---- Collected material

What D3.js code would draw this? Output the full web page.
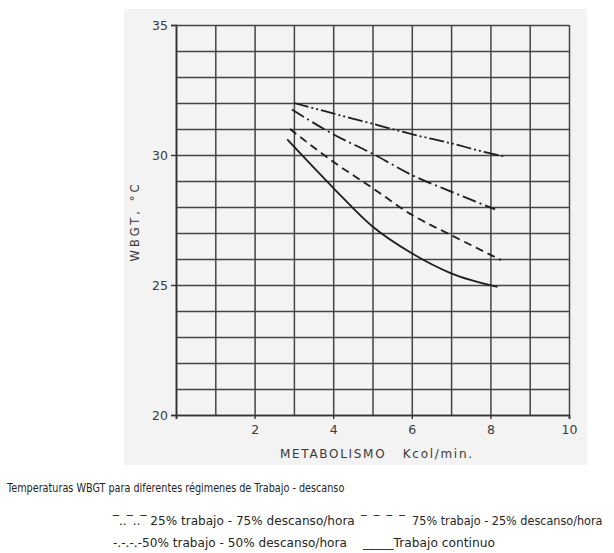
<!DOCTYPE html>
<html>
<head>
<meta charset="utf-8">
<script src="https://cdn.jsdelivr.net/npm/d3@7"></script>
<style>
  body { margin: 0; background: #fff; }
  svg { display: block; }
  .hand { font-family: "DejaVu Sans", sans-serif; fill: #3a3a3a; }
  .note { font-family: "DejaVu Sans", sans-serif; fill: #262626; }
</style>
</head>
<body>
<script>
  // Datos (Metabolismo kcal/min -> WBGT °C)
  const xTicks = [0, 2, 4, 6, 8, 10];
  const yTicks = [20, 25, 30, 35];

  const metab25 = [3.0, 4.0, 5.0, 6.0, 7.0, 8.0, 8.4];
  const wbgt25 = [32.0, 31.6, 31.2, 30.8, 30.45, 30.06, 29.93];

  const metab50 = [2.95, 4.0, 5.0, 6.0, 7.0, 8.12];
  const wbgt50 = [31.75, 30.8, 30.05, 29.23, 28.59, 27.91];

  const metab75 = [2.9, 4.0, 5.0, 6.0, 7.0, 8.27];
  const wbgt75 = [31.0, 29.74, 28.73, 27.7, 26.92, 25.96];

  const metabCont = [2.83, 4.0, 5.0, 6.0, 7.0, 8.18];
  const wbgtCont = [30.6, 28.74, 27.25, 26.22, 25.45, 24.93];

  const caption = "Temperaturas WBGT para diferentes régimenes de Trabajo - descanso";
  const legendLabels = [
    "‾..‾..‾ 25% trabajo - 75% descanso/hora",
    "‾  ‾  ‾  ‾  75% trabajo - 25% descanso/hora",
    "-.-.-.-50% trabajo - 50% descanso/hora",
    "_____Trabajo continuo"
  ];

  /***** Configuración *****/
  const width = 614, height = 553;
  const plot = { left: 176, right: 569, top: 25, bottom: 415 };

  const x = d3.scaleLinear().domain([0, 10]).range([plot.left, plot.right]);
  const y = d3.scaleLinear().domain([20, 35]).range([plot.bottom, plot.top]);

  const svg = d3.select("body").append("svg")
    .attr("width", width)
    .attr("height", height);

  // fondo gris claro del escaneo
  svg.append("rect")
    .attr("x", 124).attr("y", 9)
    .attr("width", 463).attr("height", 456)
    .attr("fill", "#f3f3f3");

  /***** Cuadrícula *****/
  const gridX = d3.axisBottom(x)
    .tickValues(d3.range(0, 11, 1))
    .tickSize(-(plot.bottom - plot.top))
    .tickFormat("");
  svg.append("g")
    .attr("transform", "translate(0," + plot.bottom + ")")
    .call(gridX)
    .call(g => g.select(".domain").remove())
    .selectAll("line")
    .attr("stroke", "#444")
    .attr("stroke-width", 1.5);

  const gridY = d3.axisLeft(y)
    .tickValues(d3.range(20, 36, 1))
    .tickSize(-(plot.right - plot.left))
    .tickFormat("");
  svg.append("g")
    .attr("transform", "translate(" + plot.left + ",0)")
    .call(gridY)
    .call(g => g.select(".domain").remove())
    .selectAll("line")
    .attr("stroke", "#444")
    .attr("stroke-width", 1.5);

  /***** Ejes *****/
  const xAxis = d3.axisBottom(x)
    .tickValues(xTicks)
    .tickSize(4)
    .tickPadding(6)
    .tickFormat(d => d === 0 ? "" : d);
  svg.append("g")
    .attr("transform", "translate(0," + plot.bottom + ")")
    .call(xAxis)
    .call(g => g.select(".domain").attr("stroke", "#333").attr("stroke-width", 1.6))
    .call(g => g.selectAll("line").attr("stroke", "#333").attr("stroke-width", 1.4))
    .selectAll("text")
    .attr("class", "hand")
    .attr("font-size", 12.5);

  const yAxis = d3.axisLeft(y)
    .tickValues(yTicks)
    .tickSize(5)
    .tickPadding(3);
  svg.append("g")
    .attr("transform", "translate(" + plot.left + ",0)")
    .call(yAxis)
    .call(g => g.select(".domain").attr("stroke", "#333").attr("stroke-width", 1.6))
    .call(g => g.selectAll("line").attr("stroke", "#333").attr("stroke-width", 1.4))
    .selectAll("text")
    .attr("class", "hand")
    .attr("font-size", 12.5);

  svg.append("text")
    .attr("class", "hand")
    .attr("x", 376).attr("y", 458)
    .attr("text-anchor", "middle")
    .attr("font-size", 12)
    .attr("textLength", 192)
    .attr("lengthAdjust", "spacing")
    .attr("xml:space", "preserve")
    .text("METABOLISMO   Kcol/min.");

  svg.append("text")
    .attr("class", "hand")
    .attr("transform", "translate(139,223) rotate(-90)")
    .attr("text-anchor", "middle")
    .attr("font-size", 11.5)
    .attr("textLength", 77)
    .attr("lengthAdjust", "spacing")
    .text("WBGT, °C");

  /***** Curvas *****/
  const series = [
    { xs: metab25, ys: wbgt25, dash: "15,3,2,3,2,3" },
    { xs: metab50, ys: wbgt50, dash: "14,4,2,4" },
    { xs: metab75, ys: wbgt75, dash: "8,5" },
    { xs: metabCont, ys: wbgtCont, dash: null }
  ];

  const line = d3.line()
    .x(d => x(d[0]))
    .y(d => y(d[1]))
    .curve(d3.curveMonotoneX);

  svg.append("g")
    .selectAll("path")
    .data(series)
    .join("path")
    .attr("d", s => line(d3.zip(s.xs, s.ys)))
    .attr("fill", "none")
    .attr("stroke", "#1e1e1e")
    .attr("stroke-width", 1.8)
    .attr("stroke-dasharray", s => s.dash);

  /***** Leyenda *****/
  // texto estrechado con una escala horizontal para ocupar el ancho del original
  function fitText(sel, x0, y0, w) {
    const len = sel.node().getComputedTextLength();
    sel.attr("transform", "translate(" + x0 + "," + y0 + ") scale(" + (w / len) + ",1)");
  }

  svg.append("text")
    .attr("class", "note")
    .attr("font-size", 12)
    .text(caption)
    .call(fitText, 7, 492, 338);

  const legendPos = [
    { x: 113, y: 525, w: 242 },
    { x: 361, y: 525, w: 242 },
    { x: 113, y: 547, w: 234 },
    { x: 363, y: 547, w: 132 }
  ];

  svg.append("g")
    .selectAll("text")
    .data(legendLabels)
    .join("text")
    .attr("class", "note")
    .attr("xml:space", "preserve")
    .attr("font-size", 12.5)
    .text(d => d)
    .each(function(d, i) {
      fitText(d3.select(this), legendPos[i].x, legendPos[i].y, legendPos[i].w);
    });
</script>
</body>
</html>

--------

** Directive **
Repeat the material above in full and exactly, apart from the pictures.

** Final answer **
What D3.js code would draw this? Output the full web page.
<!DOCTYPE html>
<html>
<head>
<meta charset="utf-8">
<script src="https://cdn.jsdelivr.net/npm/d3@7"></script>
<style>
  body { margin: 0; background: #fff; }
  svg { display: block; }
  .hand { font-family: "DejaVu Sans", sans-serif; fill: #3a3a3a; }
  .note { font-family: "DejaVu Sans", sans-serif; fill: #262626; }
</style>
</head>
<body>
<script>
  // Datos (Metabolismo kcal/min -> WBGT °C)
  const xTicks = [0, 2, 4, 6, 8, 10];
  const yTicks = [20, 25, 30, 35];

  const metab25 = [3.0, 4.0, 5.0, 6.0, 7.0, 8.0, 8.4];
  const wbgt25 = [32.0, 31.6, 31.2, 30.8, 30.45, 30.06, 29.93];

  const metab50 = [2.95, 4.0, 5.0, 6.0, 7.0, 8.12];
  const wbgt50 = [31.75, 30.8, 30.05, 29.23, 28.59, 27.91];

  const metab75 = [2.9, 4.0, 5.0, 6.0, 7.0, 8.27];
  const wbgt75 = [31.0, 29.74, 28.73, 27.7, 26.92, 25.96];

  const metabCont = [2.83, 4.0, 5.0, 6.0, 7.0, 8.18];
  const wbgtCont = [30.6, 28.74, 27.25, 26.22, 25.45, 24.93];

  const caption = "Temperaturas WBGT para diferentes régimenes de Trabajo - descanso";
  const legendLabels = [
    "‾..‾..‾ 25% trabajo - 75% descanso/hora",
    "‾  ‾  ‾  ‾  75% trabajo - 25% descanso/hora",
    "-.-.-.-50% trabajo - 50% descanso/hora",
    "_____Trabajo continuo"
  ];

  /***** Configuración *****/
  const width = 614, height = 553;
  const plot = { left: 176, right: 569, top: 25, bottom: 415 };

  const x = d3.scaleLinear().domain([0, 10]).range([plot.left, plot.right]);
  const y = d3.scaleLinear().domain([20, 35]).range([plot.bottom, plot.top]);

  const svg = d3.select("body").append("svg")
    .attr("width", width)
    .attr("height", height);

  // fondo gris claro del escaneo
  svg.append("rect")
    .attr("x", 124).attr("y", 9)
    .attr("width", 463).attr("height", 456)
    .attr("fill", "#f3f3f3");

  /***** Cuadrícula *****/
  const gridX = d3.axisBottom(x)
    .tickValues(d3.range(0, 11, 1))
    .tickSize(-(plot.bottom - plot.top))
    .tickFormat("");
  svg.append("g")
    .attr("transform", "translate(0," + plot.bottom + ")")
    .call(gridX)
    .call(g => g.select(".domain").remove())
    .selectAll("line")
    .attr("stroke", "#444")
    .attr("stroke-width", 1.5);

  const gridY = d3.axisLeft(y)
    .tickValues(d3.range(20, 36, 1))
    .tickSize(-(plot.right - plot.left))
    .tickFormat("");
  svg.append("g")
    .attr("transform", "translate(" + plot.left + ",0)")
    .call(gridY)
    .call(g => g.select(".domain").remove())
    .selectAll("line")
    .attr("stroke", "#444")
    .attr("stroke-width", 1.5);

  /***** Ejes *****/
  const xAxis = d3.axisBottom(x)
    .tickValues(xTicks)
    .tickSize(4)
    .tickPadding(6)
    .tickFormat(d => d === 0 ? "" : d);
  svg.append("g")
    .attr("transform", "translate(0," + plot.bottom + ")")
    .call(xAxis)
    .call(g => g.select(".domain").attr("stroke", "#333").attr("stroke-width", 1.6))
    .call(g => g.selectAll("line").attr("stroke", "#333").attr("stroke-width", 1.4))
    .selectAll("text")
    .attr("class", "hand")
    .attr("font-size", 12.5);

  const yAxis = d3.axisLeft(y)
    .tickValues(yTicks)
    .tickSize(5)
    .tickPadding(3);
  svg.append("g")
    .attr("transform", "translate(" + plot.left + ",0)")
    .call(yAxis)
    .call(g => g.select(".domain").attr("stroke", "#333").attr("stroke-width", 1.6))
    .call(g => g.selectAll("line").attr("stroke", "#333").attr("stroke-width", 1.4))
    .selectAll("text")
    .attr("class", "hand")
    .attr("font-size", 12.5);

  svg.append("text")
    .attr("class", "hand")
    .attr("x", 376).attr("y", 458)
    .attr("text-anchor", "middle")
    .attr("font-size", 12)
    .attr("textLength", 192)
    .attr("lengthAdjust", "spacing")
    .attr("xml:space", "preserve")
    .text("METABOLISMO   Kcol/min.");

  svg.append("text")
    .attr("class", "hand")
    .attr("transform", "translate(139,223) rotate(-90)")
    .attr("text-anchor", "middle")
    .attr("font-size", 11.5)
    .attr("textLength", 77)
    .attr("lengthAdjust", "spacing")
    .text("WBGT, °C");

  /***** Curvas *****/
  const series = [
    { xs: metab25, ys: wbgt25, dash: "15,3,2,3,2,3" },
    { xs: metab50, ys: wbgt50, dash: "14,4,2,4" },
    { xs: metab75, ys: wbgt75, dash: "8,5" },
    { xs: metabCont, ys: wbgtCont, dash: null }
  ];

  const line = d3.line()
    .x(d => x(d[0]))
    .y(d => y(d[1]))
    .curve(d3.curveMonotoneX);

  svg.append("g")
    .selectAll("path")
    .data(series)
    .join("path")
    .attr("d", s => line(d3.zip(s.xs, s.ys)))
    .attr("fill", "none")
    .attr("stroke", "#1e1e1e")
    .attr("stroke-width", 1.8)
    .attr("stroke-dasharray", s => s.dash);

  /***** Leyenda *****/
  // texto estrechado con una escala horizontal para ocupar el ancho del original
  function fitText(sel, x0, y0, w) {
    const len = sel.node().getComputedTextLength();
    sel.attr("transform", "translate(" + x0 + "," + y0 + ") scale(" + (w / len) + ",1)");
  }

  svg.append("text")
    .attr("class", "note")
    .attr("font-size", 12)
    .text(caption)
    .call(fitText, 7, 492, 338);

  const legendPos = [
    { x: 113, y: 525, w: 242 },
    { x: 361, y: 525, w: 242 },
    { x: 113, y: 547, w: 234 },
    { x: 363, y: 547, w: 132 }
  ];

  svg.append("g")
    .selectAll("text")
    .data(legendLabels)
    .join("text")
    .attr("class", "note")
    .attr("xml:space", "preserve")
    .attr("font-size", 12.5)
    .text(d => d)
    .each(function(d, i) {
      fitText(d3.select(this), legendPos[i].x, legendPos[i].y, legendPos[i].w);
    });
</script>
</body>
</html>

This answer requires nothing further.